Kötü şarkı söylediğini fark eden insanın genellikle bu konuda yapabileceği pek fazla bir şey yoktur. Çünkü kulaklarımız istediğimiz tonu tam olarak üretemediğimizi fark etse de beynimizden doğru sesi üretmemizi sağlayacak talimatlar gönderilemez.

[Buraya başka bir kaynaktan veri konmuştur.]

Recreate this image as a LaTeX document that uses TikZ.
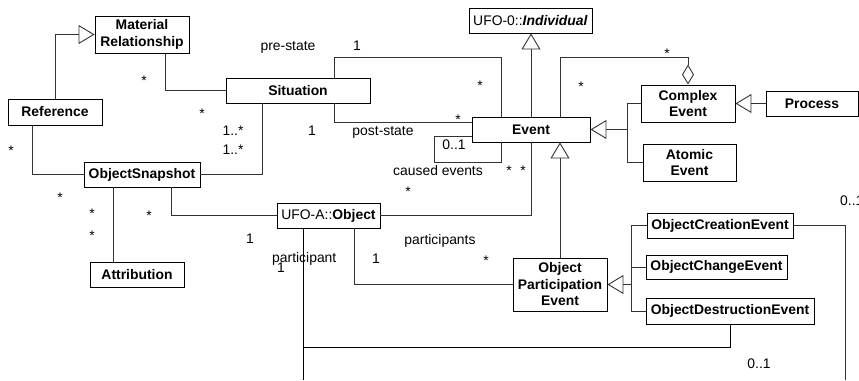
\documentclass[tikz,border=0pt]{standalone}
\usepackage{fontspec}
\setmainfont{Liberation Sans}
\usetikzlibrary{arrows.meta,calc}

\begin{document}
\begin{tikzpicture}[x=1bp,y=-1bp,
  every node/.style={font=\fontsize{13.9bp}{16.5bp}\selectfont},
  cls/.style={draw=black, line width=0.9bp, fill=white, inner sep=0pt,
    align=center, font=\fontsize{13.9bp}{16.5bp}\selectfont\bfseries},
  lbl/.style={inner sep=0pt, anchor=base},
  conn/.style={draw=black!80, line width=0.9bp},
  gen/.style={conn, -{Triangle[open, length=16bp, width=19bp, line width=0.9bp]}},
  agg/.style={conn, -{Diamond[open, length=20bp, width=12bp, line width=0.9bp]}}
]
\useasboundingbox (0,0) rectangle (859,380);

% classes
\node[cls, minimum width=94bp, minimum height=37bp] (mr) at (142,34.5) {Material\\Relationship};
\node[cls, minimum width=144bp, minimum height=25bp] (sit) at (298,90.5) {Situation};
\node[cls, minimum width=94bp, minimum height=26bp] (ref) at (55,112) {Reference};
\node[cls, minimum width=116bp, minimum height=25bp] (os) at (142,174.5) {ObjectSnapshot};
\node[cls, minimum width=94bp, minimum height=25bp] (att) at (137,274.5) {Attribution};
\node[cls, minimum width=123bp, minimum height=25bp, font=\fontsize{13.9bp}{16.5bp}\selectfont] (ind) at (530.5,20.5) {UFO-0::\textbf{\textit{Individual}}};
\node[cls, minimum width=118bp, minimum height=25bp] (ev) at (531,129.5) {Event};
\node[cls, minimum width=94bp, minimum height=37bp] (ce) at (688,103.5) {Complex\\Event};
\node[cls, minimum width=93bp, minimum height=37bp] (ae) at (689.5,162.5) {Atomic\\Event};
\node[cls, minimum width=92bp, minimum height=25bp] (pr) at (812,103.5) {Process};
\node[cls, minimum width=103bp, minimum height=25bp, font=\fontsize{13.9bp}{16.5bp}\selectfont] (obj) at (328.5,215.5) {UFO-A::\textbf{Object}};
\node[cls, minimum width=94bp, minimum height=53bp] (ope) at (560,284.5) {Object\\Participation\\Event};
\node[cls, minimum width=146bp, minimum height=25bp] (oce) at (720,225.5) {ObjectCreationEvent};
\node[cls, minimum width=141bp, minimum height=24bp] (oche) at (716.5,267) {ObjectChangeEvent};
\node[cls, minimum width=168bp, minimum height=26bp] (ode) at (730,311) {ObjectDestructionEvent};

% free ends running off the bottom edge, and junction points
\coordinate (objend) at (303,380);
\coordinate (oceend) at (845,380);
\coordinate (jb) at (303,347);
\coordinate (attj) at ($(os.south)+(-29,0)$);

% generalizations
\draw[gen] (ref.north) |- (mr.west);
\draw[gen] (ev.north) -- (ev.north |- ind.south);
\draw[gen] (ope.north) -- (ope.north |- ev.south);
\coordinate (j1) at ($(ev.east)+(37,0)$);
\draw[conn] (ce.west) -| (j1) |- (ae.west);
\draw[gen] (j1) -- (ev.east);
\draw[gen] (pr.west) -- (pr.west -| ce.east);
\coordinate (j2) at ($(ope.east)+(24,0)$);
\draw[conn] (oce.west) -| (j2) |- (ode.west);
\draw[conn] (oche.west) -- (oche.west -| j2);
\draw[gen] (j2) -- (ope.east);

% aggregation: complex event parts
\draw[agg] ($(ev.north)+(29,0)$) -- ++(0,-59) -| (ce.north);

% associations
\draw[conn] ($(mr.south)+(23,0)$) |- (sit.west);
\draw[conn] ($(ref.south)+(-23,0)$) |- (os.west);
\draw[conn] (os.east) -| ($(sit.south)+(-36,0)$);
\draw[conn] ($(sit.north)+(36,0)$) -- ++(0,-20) -| ($(ev.north)+(-30,0)$);
\draw[conn] ($(sit.south)+(36,0)$) |- ($(ev.north west)+(0,6)$);
\draw[conn] ($(ev.west)+(0,6.5)$) -- ++(-37,0) -- ++(0,26) -| ($(ev.south)+(-30,0)$);
\draw[conn] (ev.south) |- (obj.east);
\draw[conn] ($(os.south)+(29,0)$) |- (obj.west);
\draw[conn] (attj) -- (attj |- att.north);
\draw[conn] ($(obj.south)+(25.5,0)$) |- (ope.west);
\draw[draw=black, line width=0.9bp] (obj.south -| objend) -- (objend);
\draw[draw=black, line width=0.9bp] (jb) -| (ode.south);
\draw[conn] (oce.east) -| (oceend);

% role names and multiplicities
\node[lbl] at (288,50) {pre-state};
\node[lbl] at (357,50) {1};
\node[lbl] at (480,90) {*};
\node[lbl] at (458,124) {*};
\node[lbl] at (312,135) {1};
\node[lbl] at (383,135) {post-state};
\node[lbl] at (454,149) {0..1};
\node[lbl] at (438,175) {caused events};
\node[lbl] at (509,175) {*};
\node[lbl] at (523,175) {*};
\node[lbl] at (408,196) {*};
\node[lbl] at (144,85) {*};
\node[lbl] at (202,118) {*};
\node[lbl] at (233,135) {1..*};
\node[lbl] at (233,154) {1..*};
\node[lbl] at (11,155) {*};
\node[lbl] at (60,202) {*};
\node[lbl] at (92,218) {*};
\node[lbl] at (92,240) {*};
\node[lbl] at (149,220) {*};
\node[lbl] at (667,58) {*};
\node[lbl] at (581,91) {*};
\node[lbl] at (440,244) {participants};
\node[lbl] at (376,263) {1};
\node[lbl] at (486,265) {*};
\node[lbl] at (250,243) {1};
\node[lbl, anchor=base west] at (272,262) {participant};
\node[lbl] at (281,272) {1};
\node[lbl] at (759,368) {0..1};
\node[lbl, anchor=base west] at (840,205) {0..1};
\end{tikzpicture}
\end{document}
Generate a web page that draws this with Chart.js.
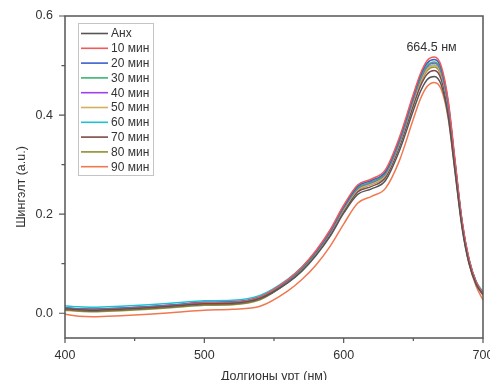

Bazen de kötü şarkı söyleme nedeni, kullanılan ses aralığının dar olmasından kaynaklanır. Konuşurken, şarkı söylemeye göre daha dar bir ses aralığı kullanırız. Şarkı söylerken ses aralığını genişletmek çocukluk çağlarında daha kolay öğrenilebilen bir yetenektir. Konuşma sesi ile şarkı söylemeye alışmış olan birinin ses aralığını daha geniş kullanmayı başarması kolay değildir.

Sonuç

Beynimiz doğuştan bazı üstünlüklere ve bazı zayıflıklara sahiptir. Ancak insan beyninin yapısı, gelişmeye uygundur. Etkili, yoğun ve sürekli çaba, beynimizin kalıcı gelişim sağlamasını mümkün kılar. Yani bütün iyi şarkıcılar, doğuştan iyi şarkıcı değildirler. Hatta bazen ünlü insanların yıllar içindeki değişimleri gözlerimizin önünde gerçekleşir. Mesela Taylor Swift’in yıllar içinde gösterdiği gelişim buna güzel bir örnektir. Bu kısmen olgunlaşmadan kaynaklanır ama gelişmenin esas nedeni eğitim ve istikrarlı çalışmadır.

Bu nedenle benim gibi iyi şarkı söylemeyi sağlayan pek çok unsur konusunda sıkıntı yaşıyor olsanız da kim bilir belki de günün birinde bir şarkıyı mükemmel bir şekilde söylemeyi başarabiliriz.